### Task requirements
Transcribe the material verbatim in full; the pictures do not belong in the copy.

--- begin ---

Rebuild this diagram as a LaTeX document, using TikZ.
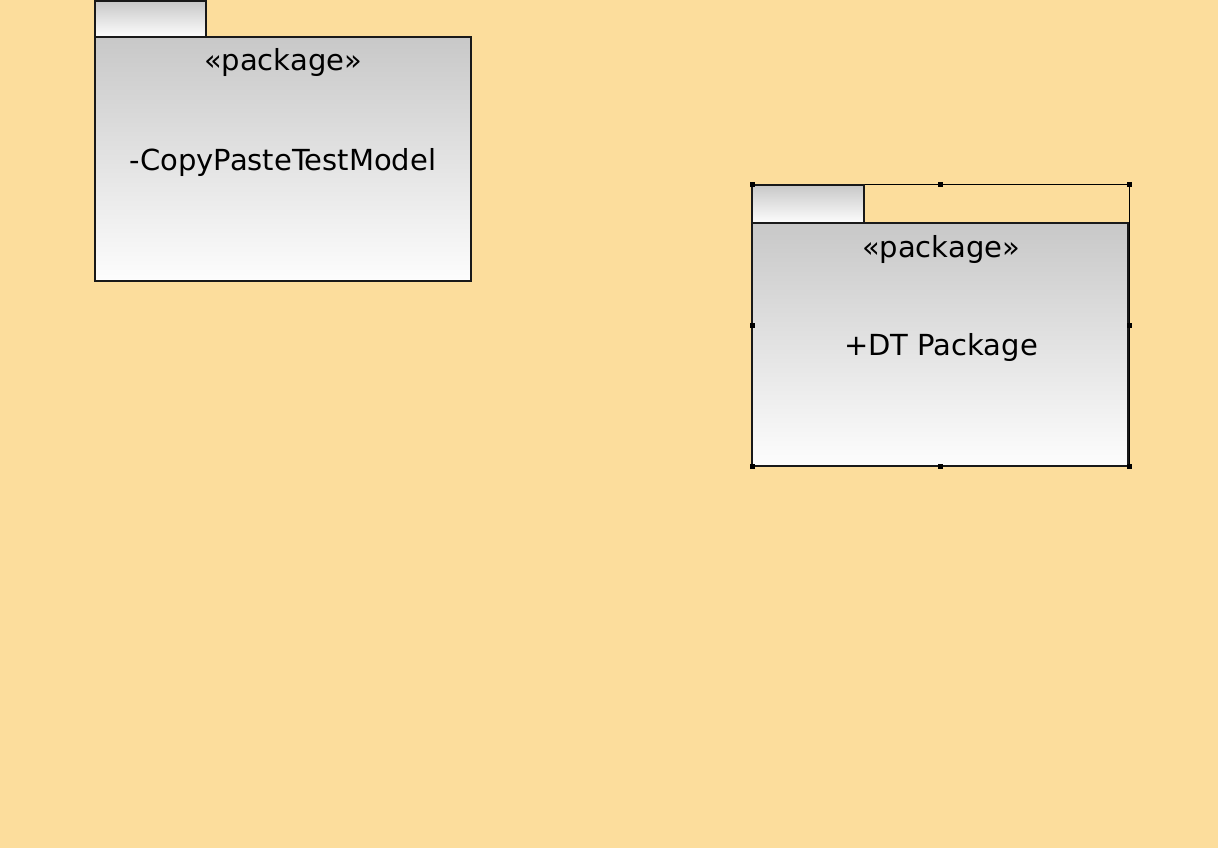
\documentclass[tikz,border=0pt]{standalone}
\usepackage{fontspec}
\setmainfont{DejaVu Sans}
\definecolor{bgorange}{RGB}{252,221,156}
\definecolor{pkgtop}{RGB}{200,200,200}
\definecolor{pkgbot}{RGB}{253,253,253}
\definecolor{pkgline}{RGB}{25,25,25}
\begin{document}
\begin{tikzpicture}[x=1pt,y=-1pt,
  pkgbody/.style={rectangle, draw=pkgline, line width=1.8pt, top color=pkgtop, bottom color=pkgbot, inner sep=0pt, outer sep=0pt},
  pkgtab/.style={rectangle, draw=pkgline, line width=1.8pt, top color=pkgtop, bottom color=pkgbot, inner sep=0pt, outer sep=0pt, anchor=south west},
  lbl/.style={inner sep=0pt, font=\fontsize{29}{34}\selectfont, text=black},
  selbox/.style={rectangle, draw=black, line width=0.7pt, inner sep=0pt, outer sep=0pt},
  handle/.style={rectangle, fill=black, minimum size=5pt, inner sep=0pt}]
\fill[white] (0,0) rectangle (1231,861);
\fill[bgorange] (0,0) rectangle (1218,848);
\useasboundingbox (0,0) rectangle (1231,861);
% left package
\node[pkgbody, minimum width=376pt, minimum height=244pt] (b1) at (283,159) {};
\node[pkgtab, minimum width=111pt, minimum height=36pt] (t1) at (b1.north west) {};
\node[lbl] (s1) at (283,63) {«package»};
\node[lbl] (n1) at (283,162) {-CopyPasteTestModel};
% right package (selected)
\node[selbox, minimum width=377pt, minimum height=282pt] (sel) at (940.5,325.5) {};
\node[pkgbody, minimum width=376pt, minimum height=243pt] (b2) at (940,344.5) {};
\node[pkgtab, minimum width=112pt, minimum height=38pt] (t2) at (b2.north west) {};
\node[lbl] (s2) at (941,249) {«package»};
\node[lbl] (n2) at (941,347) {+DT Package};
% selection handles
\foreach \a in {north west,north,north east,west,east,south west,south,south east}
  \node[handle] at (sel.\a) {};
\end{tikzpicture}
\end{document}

--- end ---

### Finished task
Rebuild this diagram as a LaTeX document, using TikZ.
\documentclass[tikz,border=0pt]{standalone}
\usepackage{fontspec}
\setmainfont{DejaVu Sans}
\definecolor{bgorange}{RGB}{252,221,156}
\definecolor{pkgtop}{RGB}{200,200,200}
\definecolor{pkgbot}{RGB}{253,253,253}
\definecolor{pkgline}{RGB}{25,25,25}
\begin{document}
\begin{tikzpicture}[x=1pt,y=-1pt,
  pkgbody/.style={rectangle, draw=pkgline, line width=1.8pt, top color=pkgtop, bottom color=pkgbot, inner sep=0pt, outer sep=0pt},
  pkgtab/.style={rectangle, draw=pkgline, line width=1.8pt, top color=pkgtop, bottom color=pkgbot, inner sep=0pt, outer sep=0pt, anchor=south west},
  lbl/.style={inner sep=0pt, font=\fontsize{29}{34}\selectfont, text=black},
  selbox/.style={rectangle, draw=black, line width=0.7pt, inner sep=0pt, outer sep=0pt},
  handle/.style={rectangle, fill=black, minimum size=5pt, inner sep=0pt}]
\fill[white] (0,0) rectangle (1231,861);
\fill[bgorange] (0,0) rectangle (1218,848);
\useasboundingbox (0,0) rectangle (1231,861);
% left package
\node[pkgbody, minimum width=376pt, minimum height=244pt] (b1) at (283,159) {};
\node[pkgtab, minimum width=111pt, minimum height=36pt] (t1) at (b1.north west) {};
\node[lbl] (s1) at (283,63) {«package»};
\node[lbl] (n1) at (283,162) {-CopyPasteTestModel};
% right package (selected)
\node[selbox, minimum width=377pt, minimum height=282pt] (sel) at (940.5,325.5) {};
\node[pkgbody, minimum width=376pt, minimum height=243pt] (b2) at (940,344.5) {};
\node[pkgtab, minimum width=112pt, minimum height=38pt] (t2) at (b2.north west) {};
\node[lbl] (s2) at (941,249) {«package»};
\node[lbl] (n2) at (941,347) {+DT Package};
% selection handles
\foreach \a in {north west,north,north east,west,east,south west,south,south east}
  \node[handle] at (sel.\a) {};
\end{tikzpicture}
\end{document}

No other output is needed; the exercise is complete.